3.11 Filter earthing

One of the secrets of RF filters which use capacitors connected to earth, is that they can never be a lot better than the RF performance of the reference (almost always earth or 0V) they are connected to. Most earths in domestic, commercial, and industrial applications have poor RF performance and are nothing like an ideal “infinite RF sink”.

The best place for mounting a filter for the purposes of this article is at the boundary between the product’s “inside world” and the cables in its “outside world”. For a shielded enclosure, filters should be RF-bonded (i.e. metal-to-metal) to an external surfaces, preferably using a through-bulkhead style of filter. For an unshielded enclosure, filters are generally best bonded to the printed-circuit board’s ground plane, at one edge of the PCB.

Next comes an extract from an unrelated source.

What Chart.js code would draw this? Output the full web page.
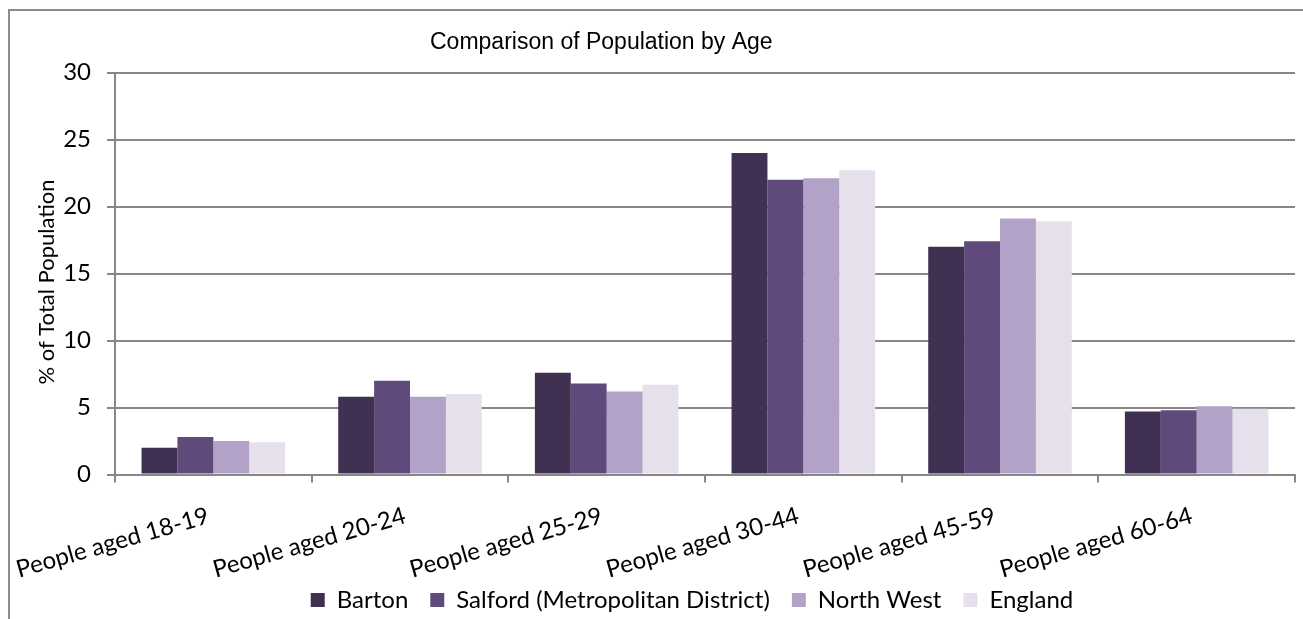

The connection between the capacitors in the filters and whatever is being used for its RF reference should be very short and direct, less than one-hundredth of a wavelength long at the highest frequency to be attenuated, and should also have a very low inductance. This means that wires cannot be used as filter grounds except for low frequencies (say, below 1MHz), even if they do have green/yellow insulation (electricity is colour-blind). For example, if a supply filter with 2.2nF Y capacitors is earthed solely by a 100mm long wire, its Y capacitors will be rendered completely ineffective at frequencies above 20MHz by the inductance of that wire.

1nH per millimetre is a good rule-of-thumb when calculating the effects of wired connections to earth. The only correct bonding for filters is at least one (preferably more) direct metal-metal connection(s) from the filter’s metal body to the earth reference. It is acceptable to fit green/yellow wires to filters for safety reasons, as long as they are in parallel with at least one good RF earth bond.

Military signal filters tend to rely on C-only and p types, apparently because most traditional military equipment has a substantial and well-engineered RF earth reference (die-cast alochromed boxes bolted firmly to metal bulkheads in all-metal bodied machines and vehicles), so their earthed capacitors do not suffer from poor earth RF integrity.

Unfortunately, RF earth integrity is often a serious problem for domestic, commercial, and industrial products, which are constructed with low-cost in mind. The most predictable filters in these applications tend to be RC, LC, or tee types (using soft ferrites for the L components). These impose lower levels of RF currents on the earth reference than C-only or p filters. As military vehicles use new materials such as carbon fibre, their earth reference becomes less effective and they may find R, L, RC, LC, and tee filters more cost-effective than C or p.

D-type and some other connectors are available with a wide range of filter and shielding options, and because they are so easy to apply remedial EMC improvements to they are a good choice for low-current and signal cables. Most of these use capacitors from each signal/power pin to their earthed metal bodies. There are some D-types available with a soft-ferrite tube around each pin, and even some with LC, tee, or p filters for each pin. Pin filters treat CM and DM currents identically, so may not be suitable where wanted signals have a high frequency.

RJ45 and similar telecommunication or Ethernet connectors are available with built-in common-mode chokes. The baluns and pulse transformers often used in high-speed LANs to reject low-frequency common-mode noise and/or provide galvanic isolation, are sometimes available combined with common-mode chokes for better rejection of high frequency noise.